Versuchen also auch wir, wieder ganz konsequent durch entschlossene Selbstverleugnung und Kreuztragen in die Nachfolge Christi zu treten. Demütigen wir uns! Widersagen wir der Sünde. So bereiten wir die Wege des Herrn. Dazu müssen wir den geraden Weg der Gerechtigkeit verfolgen. Jedes Tal der Trägheit, der Saumseligkeit, der Lieblosigkeit muß ausgefüllt werden; und jeder Berg und Hügel des Stolzes, der Eigenliebe, der Selbstgerechtigkeit muß unbedingt abgetragen werden. Die krummen Pfade der Lüge, der Täuschung, vor allem der Selbsttäuschung müssen begradigt werden. Niemand sei, der nicht eine würdige Adventsbeichte vorbereitet und ablegt. Während wir unsere Augen vor der Welt verschließen, wollen wir sie für die Bedürfnisse des Nächsten öffnen und uns um Aufmerksamkeit, Rücksichtnahme, Hilfsbereitschaft und Zuvorkommenheit bemühen. So beschreiten wir die Pfade, die uns Johannes der Täufer gewiesen hat.

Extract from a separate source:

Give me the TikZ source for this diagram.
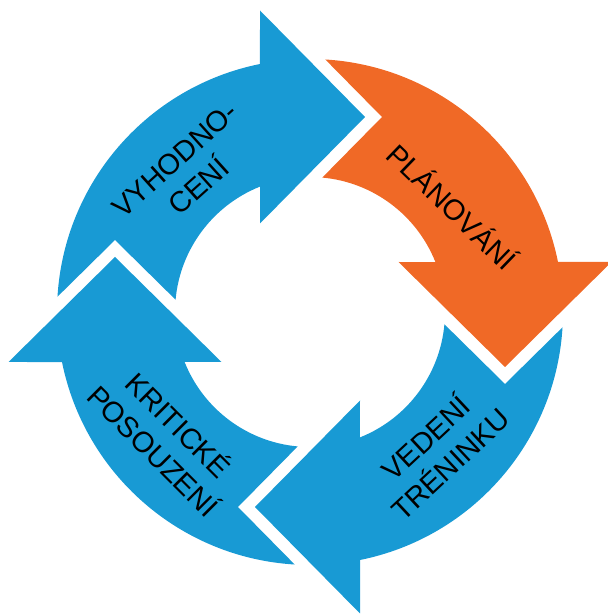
\documentclass[tikz,border=0pt]{standalone}
\usepackage{fontspec}
\setmainfont{Liberation Sans}
\definecolor{cycblue}{RGB}{24,154,212}
\definecolor{cycorange}{RGB}{240,105,38}
\tikzset{
  cyclabel/.style={text=black, align=center, inner sep=0pt,
    font=\fontsize{29}{36}\selectfont},
}
\newcommand{\cycarrow}{%
  (-50,301.5) -- (55,195) -- (-50,88.5) -- (111.7:135)
  arc[start angle=111.7, end angle=174.77, radius=135]
  -- (-195,72) -- (176.53:253)
  arc[start angle=176.53, end angle=101.4, radius=253] -- cycle}
\begin{document}
\begin{tikzpicture}[x=1pt,y=1pt]
\useasboundingbox (0,0) rectangle (608,614);
\begin{scope}[shift={(310,302)}]
  \fill[cycblue]   \cycarrow;
  \fill[cycorange, rotate=-90] \cycarrow;
  \fill[cycblue, rotate=180] \cycarrow;
  \fill[cycblue, rotate=90] \cycarrow;
\end{scope}
\node[cyclabel, rotate=42] (vyh) at (187,441) {VYHODNO-\\CENÍ};
\node[cyclabel, rotate=-44] (plan) at (453,408) {PLÁNOVÁNÍ};
\node[cyclabel, rotate=43] (ved) at (437,164) {VEDENÍ\\TRÉNINKU};
\node[cyclabel, rotate=-45] (krit) at (167,177) {KRITICKÉ\\POSOUZENÍ};
\end{tikzpicture}
\end{document}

Als der Heiland einige Zeit nach dem Tod des Johannes die Apostel bei Cäsarea-Philippi fragte, für wen die Leute den Menschensohn hielten, da antworteten sie Ihm: „Einige für Johannes den Täufer, andere für Elias, andere aber für Jeremias oder einen der Propheten.“ (Mt. 16,14). Die Leute damals, selbst seine Mörder, konnten offenbar nicht an den Tod des Täufers glauben. Sie meinten, in Jesus sei er wiederauferstanden und lebe in Ihm fort. In Wirklichkeit war es umgekehrt. Der Täufer war zeitlebens ganz beseelt vom Geiste Jesu Christi. Ihm war er ganz hingegeben. Ihn hat er geliebt bis zum Letzten. Die Beseelung mit dem Geiste Christi war jedoch ein Werk der allerseligsten Jungfrau Maria, denn sie hatte den ungeborenen Johannes bei ihrem huldvollen Besuch bei ihrer Base in die Nähe ihres göttlichen Kindes getragen, so daß Johannes mit dem Heiligen Geist erfüllt wurde.

Bitten wir die allerseligste Jungfrau, daß sie auch uns die Gnade erwirke, ganz vom Geiste Christi erfüllt zu werden. Dann mag man auch von uns berechtigterweise sagen, daß durch die Gesinnung Jesu Christi in uns auch der hl. Johannes fortlebt in unseren Herzen. Amen.